Let’s consider the following example:
- 100TB source data
- 10% daily change rate
- 50% data reduction
- Retention 14d 5w 12m 7y
- Capacity Tier move after 30d
- Archive after 180d
I have used https://rps.dewin.me/rpc because it allows me to visualize what goes in the Archive tier (i.e. anything older than 180 days up to 7 years – in our example).
I leveraged the Capacity Tier output and simply selected and summed up the restore points that are older than 180 days to estimate my Archive Tier Storage requirements.
Note that if you’ve opted to store the Archive backups as standalone fulls then you must sum up all restore points as fulls (i.e. 50TB in our example)
How to estimate API calls?
The temporary proxy appliance needs to #1 read (GETs) from the Capacity Tier and uncompress these objects, #2 combine data and re-compress and #3 write (PUTs) to the Archive Tier.

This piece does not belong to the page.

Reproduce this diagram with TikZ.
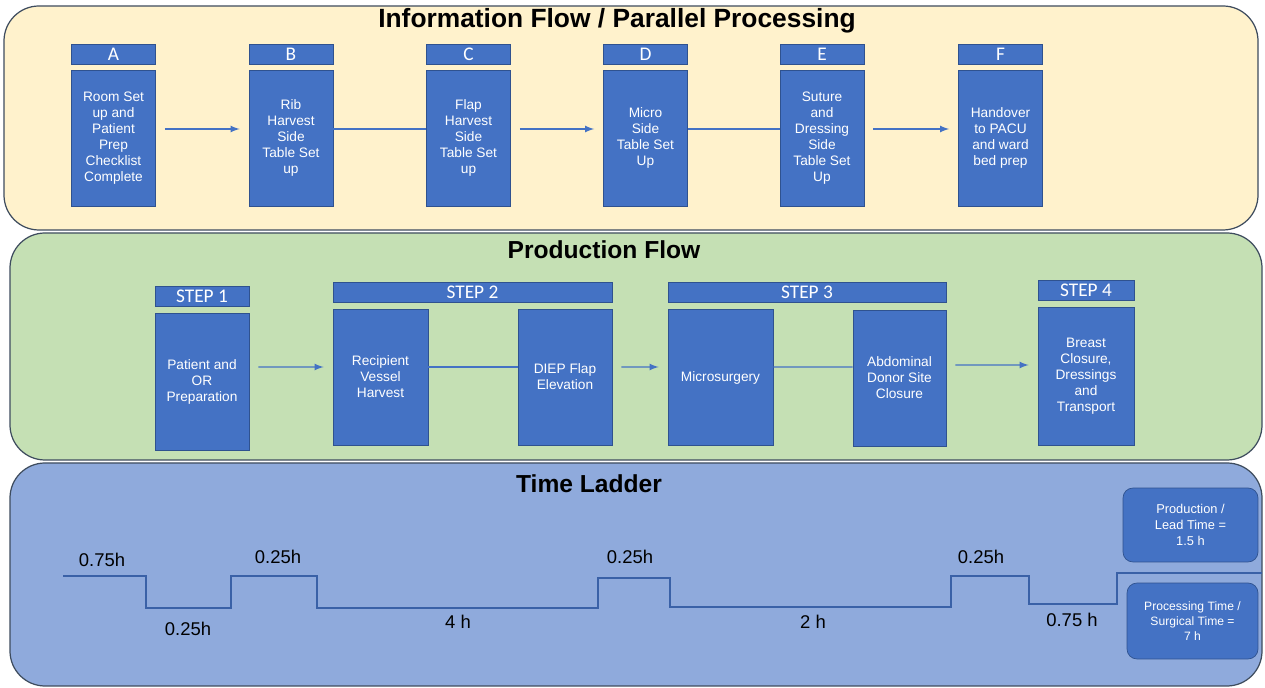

The job storage optimization (job block size) is what drives the number of combined capacity tier objects (see table below) but in the case of “public cloud”, it should always be 1MB block.
When you estimate the number of API calls, you must consider the amount of uncompressed data that must move from the Capacity Tier into the Archive Tier.
You can use the formula below to get your Archive PUT count (if using 1MB block size):
“Archive Tier PUTs” = “Capacity Tier PUTs” divided by “512”
Let’s use an example to illustrate the API calls count:
- You need to transfer 50TB worth Capacity Tier objects into the Archive Tier
- 50TB uncompressed is 100TB (using Veeam’s typical 2:1 data reduction)
- Using 1MB “job block size” the proxy will need to read (GET) 104,857,600 objects from the Capacity Tier.
- The proxy will write (PUT) 204,800 objects to the Archive Tier
What is the Proxy Appliance’s uptime?
An Amazon EC2 proxy appliance observed average transfer rate is about 100 MB/s while the Azure proxy appliance is slightly slower at around 80 MB/s.
Of course, these transfer rate may vary depending on the proxy appliance’s size you have selected but the above number should suffice to get a decent uptime estimate.
Let’s use the example of transferring 50TB worth of objects from an AWS S3 Capacity Tier into the Archive Tier:
50TB divided by 100MB/s = 145 hours (a little more than 6 days)
Side Note: To avoid data transfer fees, use endpoints to keep the proxy appliance traffic internal (maybe we’ll cover this in a future post)
In this post, I showed you how to estimate Archive Storage requirements, get a sense of your API calls and evaluate your Proxy Appliance uptime.
Hopefully this post will help you estimate costs when leveraging public cloud cost calculators.